ETFs in Robo-Advisors and Brokerage Accounts
Robo-advisors and modern brokerages automate ETF investing just as easily, often without minimums.
Risks to Consider in Both Options
Market Risk
Both ETFs and mutual funds can lose value if the market declines.
Tracking Error
Some funds fail to perfectly match the performance of their target index.
Fund Manager Risk
Active mutual funds depend heavily on the manager’s skill—which varies widely.
Which Is Better for Long-Term Growth?
When ETFs Are the Better Choice
-
You want lower fees
-
You want tax efficiency
-
You prefer flexibility and intraday trading
-
You’re investing through a modern online brokerage
ETFs usually win for long-term growth due to lower costs and better tax treatment.
When Mutual Funds Make More Sense
-
You want fully automated contributions without worrying about share prices
-
You prefer professional active management
-
You’re investing inside a 401(k) or employer plan
Many employer retirement plans only offer mutual funds.
The Hybrid Approach
You don’t need to choose one or the other. Many investors use:
-
Low-cost ETFs for taxable accounts
-
Mutual funds/index funds inside retirement accounts
This blends automation, tax efficiency, and low fees.
How to Choose the Right Investment for You
Time Horizon
Long-term investors benefit most from low-cost, passive funds—whether ETF or mutual fund.
Passive vs. Active Preference
If you believe in beating the market, mutual funds may appeal to you. If you want market-matching performance at low cost, ETFs shine.
Cost Sensitivity
If minimizing fees is a priority, ETFs almost always win.
Conclusion
When comparing ETFs and mutual funds for long-term growth, ETFs generally have the upper hand thanks to lower fees, tax efficiency, and greater flexibility. However, mutual funds still offer strong advantages, especially in retirement accounts and automated contribution settings. The best choice ultimately depends on your goals, investment style, and how hands-on you want to be.
But here’s the key: whether you choose ETFs, mutual funds, or both—your long-term success comes from staying invested, staying consistent, and focusing on the big picture. Time in the market always beats timing the market.
FAQs
1. Are ETFs safer than mutual funds?
Both carry similar market risks. The main difference is fees and structure, not safety.

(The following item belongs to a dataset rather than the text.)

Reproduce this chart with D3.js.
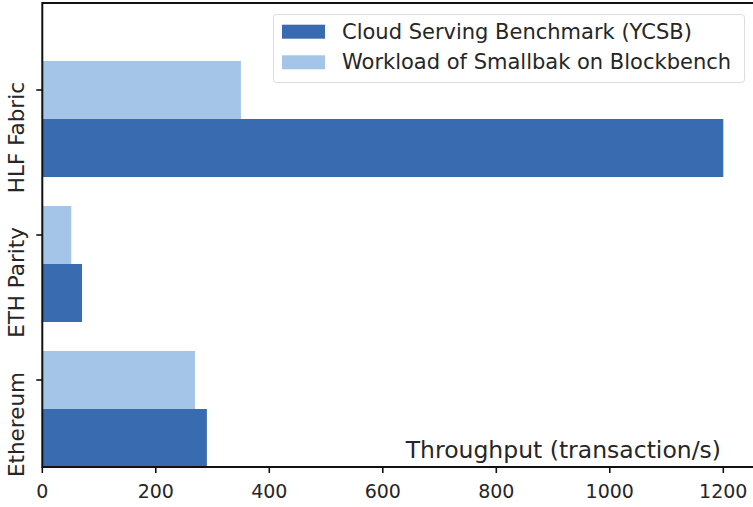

2. Can beginners invest in ETFs?
Yes! ETFs are beginner-friendly due to low costs and simple diversification.
3. Do mutual funds perform better than ETFs?
Rarely. Most actively managed mutual funds underperform low-cost passive ETFs long-term.
4. Are ETFs good for retirement?
Absolutely. Many retirement portfolios now include ETFs because of their tax efficiency and low fees.
5. Can I invest in both ETFs and mutual funds?
Yes, and many investors do. Using both can give you flexibility, automation, and tax advantages.